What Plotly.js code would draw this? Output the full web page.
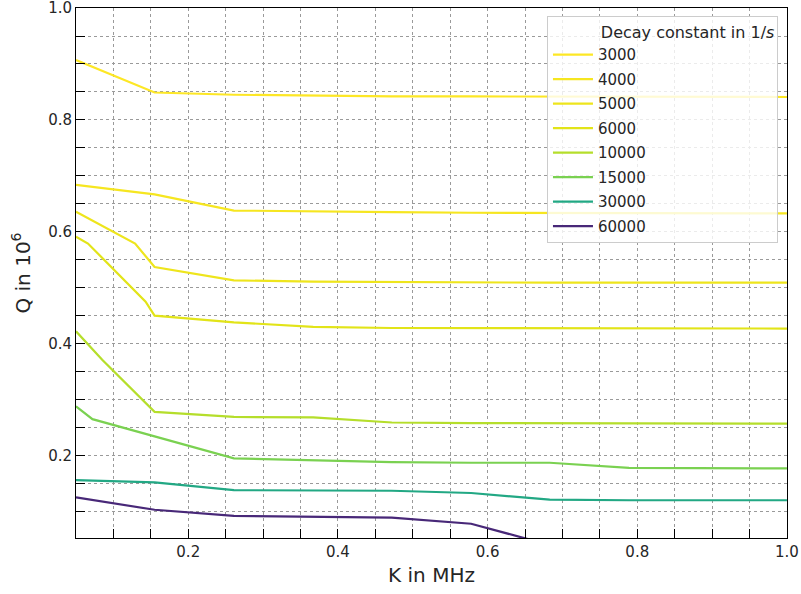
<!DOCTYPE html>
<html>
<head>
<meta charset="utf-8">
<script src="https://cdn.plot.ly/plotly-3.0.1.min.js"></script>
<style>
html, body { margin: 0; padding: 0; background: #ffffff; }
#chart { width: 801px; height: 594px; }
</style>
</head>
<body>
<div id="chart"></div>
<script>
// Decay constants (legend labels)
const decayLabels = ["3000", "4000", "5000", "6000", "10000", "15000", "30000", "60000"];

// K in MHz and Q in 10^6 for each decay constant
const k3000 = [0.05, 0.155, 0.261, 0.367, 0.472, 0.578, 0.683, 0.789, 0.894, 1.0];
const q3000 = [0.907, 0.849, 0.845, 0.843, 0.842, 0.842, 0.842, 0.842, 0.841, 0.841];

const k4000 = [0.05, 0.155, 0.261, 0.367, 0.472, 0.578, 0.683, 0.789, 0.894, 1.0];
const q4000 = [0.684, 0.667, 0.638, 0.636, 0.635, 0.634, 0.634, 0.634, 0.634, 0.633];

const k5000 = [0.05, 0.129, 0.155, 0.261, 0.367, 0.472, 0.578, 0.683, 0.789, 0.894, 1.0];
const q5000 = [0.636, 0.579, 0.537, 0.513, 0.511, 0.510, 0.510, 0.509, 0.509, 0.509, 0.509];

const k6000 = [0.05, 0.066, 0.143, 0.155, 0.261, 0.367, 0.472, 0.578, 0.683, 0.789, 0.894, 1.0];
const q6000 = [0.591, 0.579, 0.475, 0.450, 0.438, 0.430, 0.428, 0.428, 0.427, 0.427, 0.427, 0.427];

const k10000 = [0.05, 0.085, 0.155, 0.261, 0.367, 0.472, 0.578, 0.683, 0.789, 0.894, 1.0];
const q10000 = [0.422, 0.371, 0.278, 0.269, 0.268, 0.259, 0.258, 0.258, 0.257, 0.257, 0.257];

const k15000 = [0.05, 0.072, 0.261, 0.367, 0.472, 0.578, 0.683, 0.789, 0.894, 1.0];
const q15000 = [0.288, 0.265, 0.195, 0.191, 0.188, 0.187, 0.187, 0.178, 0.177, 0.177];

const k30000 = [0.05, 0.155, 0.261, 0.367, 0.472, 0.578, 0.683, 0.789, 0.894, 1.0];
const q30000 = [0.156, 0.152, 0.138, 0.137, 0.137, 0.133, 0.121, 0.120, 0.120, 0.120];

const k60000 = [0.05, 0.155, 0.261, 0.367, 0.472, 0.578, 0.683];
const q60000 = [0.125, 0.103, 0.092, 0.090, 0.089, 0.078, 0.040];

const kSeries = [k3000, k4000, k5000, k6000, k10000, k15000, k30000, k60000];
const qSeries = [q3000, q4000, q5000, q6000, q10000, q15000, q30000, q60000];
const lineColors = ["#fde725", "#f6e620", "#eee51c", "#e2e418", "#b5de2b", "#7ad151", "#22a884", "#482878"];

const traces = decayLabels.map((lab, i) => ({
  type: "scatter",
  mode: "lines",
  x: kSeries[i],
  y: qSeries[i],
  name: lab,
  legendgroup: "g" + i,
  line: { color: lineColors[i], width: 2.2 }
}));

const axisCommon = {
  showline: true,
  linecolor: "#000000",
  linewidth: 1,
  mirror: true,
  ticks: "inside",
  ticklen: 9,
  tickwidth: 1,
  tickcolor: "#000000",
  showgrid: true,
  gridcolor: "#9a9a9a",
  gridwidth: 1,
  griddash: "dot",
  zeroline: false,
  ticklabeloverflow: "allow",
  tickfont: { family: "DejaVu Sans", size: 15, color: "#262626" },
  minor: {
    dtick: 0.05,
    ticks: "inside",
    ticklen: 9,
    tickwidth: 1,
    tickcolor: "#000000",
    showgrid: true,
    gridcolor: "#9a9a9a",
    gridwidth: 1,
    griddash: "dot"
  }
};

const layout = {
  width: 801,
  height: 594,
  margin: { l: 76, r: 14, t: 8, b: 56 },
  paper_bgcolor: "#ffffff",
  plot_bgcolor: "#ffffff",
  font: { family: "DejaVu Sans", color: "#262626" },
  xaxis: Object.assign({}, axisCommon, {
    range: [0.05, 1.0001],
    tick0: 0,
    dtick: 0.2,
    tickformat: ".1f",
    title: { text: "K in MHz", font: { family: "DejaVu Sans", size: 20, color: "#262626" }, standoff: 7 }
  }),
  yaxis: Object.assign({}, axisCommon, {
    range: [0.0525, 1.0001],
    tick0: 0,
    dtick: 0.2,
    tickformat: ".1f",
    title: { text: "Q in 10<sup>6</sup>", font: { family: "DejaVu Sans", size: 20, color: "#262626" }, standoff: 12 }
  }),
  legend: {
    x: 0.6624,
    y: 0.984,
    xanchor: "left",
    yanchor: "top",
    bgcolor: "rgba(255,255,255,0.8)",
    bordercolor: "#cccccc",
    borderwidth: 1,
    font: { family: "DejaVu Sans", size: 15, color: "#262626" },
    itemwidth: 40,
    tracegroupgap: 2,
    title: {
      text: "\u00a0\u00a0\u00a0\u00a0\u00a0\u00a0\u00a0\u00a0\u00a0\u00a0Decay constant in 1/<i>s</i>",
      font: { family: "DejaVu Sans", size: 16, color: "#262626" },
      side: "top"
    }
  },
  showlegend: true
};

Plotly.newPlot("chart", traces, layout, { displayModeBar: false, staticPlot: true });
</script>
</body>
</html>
━━━━━━
**What the task asks**. Make an exact copy of the whole listing, but don't bring over any pictures.

**Exercise answer**.
What Plotly.js code would draw this? Output the full web page.
<!DOCTYPE html>
<html>
<head>
<meta charset="utf-8">
<script src="https://cdn.plot.ly/plotly-3.0.1.min.js"></script>
<style>
html, body { margin: 0; padding: 0; background: #ffffff; }
#chart { width: 801px; height: 594px; }
</style>
</head>
<body>
<div id="chart"></div>
<script>
// Decay constants (legend labels)
const decayLabels = ["3000", "4000", "5000", "6000", "10000", "15000", "30000", "60000"];

// K in MHz and Q in 10^6 for each decay constant
const k3000 = [0.05, 0.155, 0.261, 0.367, 0.472, 0.578, 0.683, 0.789, 0.894, 1.0];
const q3000 = [0.907, 0.849, 0.845, 0.843, 0.842, 0.842, 0.842, 0.842, 0.841, 0.841];

const k4000 = [0.05, 0.155, 0.261, 0.367, 0.472, 0.578, 0.683, 0.789, 0.894, 1.0];
const q4000 = [0.684, 0.667, 0.638, 0.636, 0.635, 0.634, 0.634, 0.634, 0.634, 0.633];

const k5000 = [0.05, 0.129, 0.155, 0.261, 0.367, 0.472, 0.578, 0.683, 0.789, 0.894, 1.0];
const q5000 = [0.636, 0.579, 0.537, 0.513, 0.511, 0.510, 0.510, 0.509, 0.509, 0.509, 0.509];

const k6000 = [0.05, 0.066, 0.143, 0.155, 0.261, 0.367, 0.472, 0.578, 0.683, 0.789, 0.894, 1.0];
const q6000 = [0.591, 0.579, 0.475, 0.450, 0.438, 0.430, 0.428, 0.428, 0.427, 0.427, 0.427, 0.427];

const k10000 = [0.05, 0.085, 0.155, 0.261, 0.367, 0.472, 0.578, 0.683, 0.789, 0.894, 1.0];
const q10000 = [0.422, 0.371, 0.278, 0.269, 0.268, 0.259, 0.258, 0.258, 0.257, 0.257, 0.257];

const k15000 = [0.05, 0.072, 0.261, 0.367, 0.472, 0.578, 0.683, 0.789, 0.894, 1.0];
const q15000 = [0.288, 0.265, 0.195, 0.191, 0.188, 0.187, 0.187, 0.178, 0.177, 0.177];

const k30000 = [0.05, 0.155, 0.261, 0.367, 0.472, 0.578, 0.683, 0.789, 0.894, 1.0];
const q30000 = [0.156, 0.152, 0.138, 0.137, 0.137, 0.133, 0.121, 0.120, 0.120, 0.120];

const k60000 = [0.05, 0.155, 0.261, 0.367, 0.472, 0.578, 0.683];
const q60000 = [0.125, 0.103, 0.092, 0.090, 0.089, 0.078, 0.040];

const kSeries = [k3000, k4000, k5000, k6000, k10000, k15000, k30000, k60000];
const qSeries = [q3000, q4000, q5000, q6000, q10000, q15000, q30000, q60000];
const lineColors = ["#fde725", "#f6e620", "#eee51c", "#e2e418", "#b5de2b", "#7ad151", "#22a884", "#482878"];

const traces = decayLabels.map((lab, i) => ({
  type: "scatter",
  mode: "lines",
  x: kSeries[i],
  y: qSeries[i],
  name: lab,
  legendgroup: "g" + i,
  line: { color: lineColors[i], width: 2.2 }
}));

const axisCommon = {
  showline: true,
  linecolor: "#000000",
  linewidth: 1,
  mirror: true,
  ticks: "inside",
  ticklen: 9,
  tickwidth: 1,
  tickcolor: "#000000",
  showgrid: true,
  gridcolor: "#9a9a9a",
  gridwidth: 1,
  griddash: "dot",
  zeroline: false,
  ticklabeloverflow: "allow",
  tickfont: { family: "DejaVu Sans", size: 15, color: "#262626" },
  minor: {
    dtick: 0.05,
    ticks: "inside",
    ticklen: 9,
    tickwidth: 1,
    tickcolor: "#000000",
    showgrid: true,
    gridcolor: "#9a9a9a",
    gridwidth: 1,
    griddash: "dot"
  }
};

const layout = {
  width: 801,
  height: 594,
  margin: { l: 76, r: 14, t: 8, b: 56 },
  paper_bgcolor: "#ffffff",
  plot_bgcolor: "#ffffff",
  font: { family: "DejaVu Sans", color: "#262626" },
  xaxis: Object.assign({}, axisCommon, {
    range: [0.05, 1.0001],
    tick0: 0,
    dtick: 0.2,
    tickformat: ".1f",
    title: { text: "K in MHz", font: { family: "DejaVu Sans", size: 20, color: "#262626" }, standoff: 7 }
  }),
  yaxis: Object.assign({}, axisCommon, {
    range: [0.0525, 1.0001],
    tick0: 0,
    dtick: 0.2,
    tickformat: ".1f",
    title: { text: "Q in 10<sup>6</sup>", font: { family: "DejaVu Sans", size: 20, color: "#262626" }, standoff: 12 }
  }),
  legend: {
    x: 0.6624,
    y: 0.984,
    xanchor: "left",
    yanchor: "top",
    bgcolor: "rgba(255,255,255,0.8)",
    bordercolor: "#cccccc",
    borderwidth: 1,
    font: { family: "DejaVu Sans", size: 15, color: "#262626" },
    itemwidth: 40,
    tracegroupgap: 2,
    title: {
      text: "\u00a0\u00a0\u00a0\u00a0\u00a0\u00a0\u00a0\u00a0\u00a0\u00a0Decay constant in 1/<i>s</i>",
      font: { family: "DejaVu Sans", size: 16, color: "#262626" },
      side: "top"
    }
  },
  showlegend: true
};

Plotly.newPlot("chart", traces, layout, { displayModeBar: false, staticPlot: true });
</script>
</body>
</html>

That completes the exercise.